There was spontaneous interactions though – ones that could never be scheduled. You only have to ask any one of the crew a little about themselves or their lives and they will open right up. They will share photos of their families, stories of their childhood, lament on how little they get to be home. They will tell you their political views, about life in a communist country, the changes they are seeing and the hopes and dreams they have for the future. Getting to know these people in those quiet evenings under the stars was far deeper and richer than anything you could arrange no matter how hard you tried. It was real and raw and it touched me and the others with me who shared these evenings to the core.

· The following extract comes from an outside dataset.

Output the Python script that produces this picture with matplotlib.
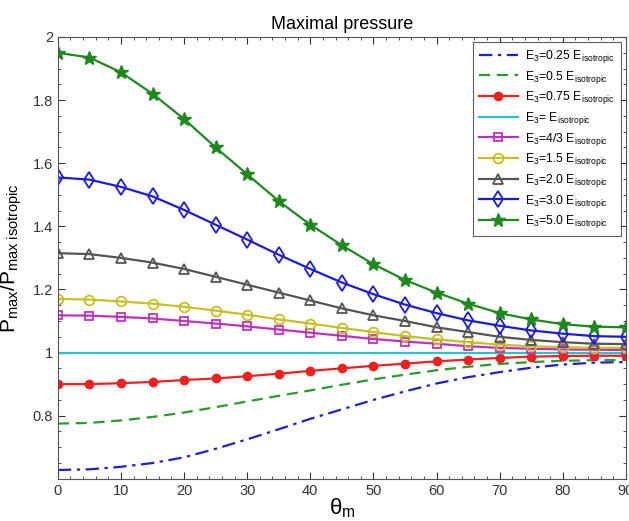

The last night we were able to convince all of the crew to eat dinner with us. Something I don’t think could happen all of the time but with only 10 guests on the boat there was plenty of room and plenty of food. It took a lot of convincing but we made it happen. The kitchen laid on a feast. Some of the crew brushed their hair and put on their best shirts for the occasion – some of us guests did too for that matter!! It felt like sitting down to Thanksgiving dinner with family and was an unforgettable night.
So many things made this past week special. The coral gardens that seem to go on forever. Watching a shark be hypnotized. Mangrove snorkeling. Groupers sparring. The list goes on.
But when the time came to put our shoes back on for the first time in a week and my thoughts went to what had made these last few fleeting days so unique, it was not just these things. It was also funny enough, about the “people to people” connections that had been made naturally and that overcame all barriers – regardless of if they were language or legal.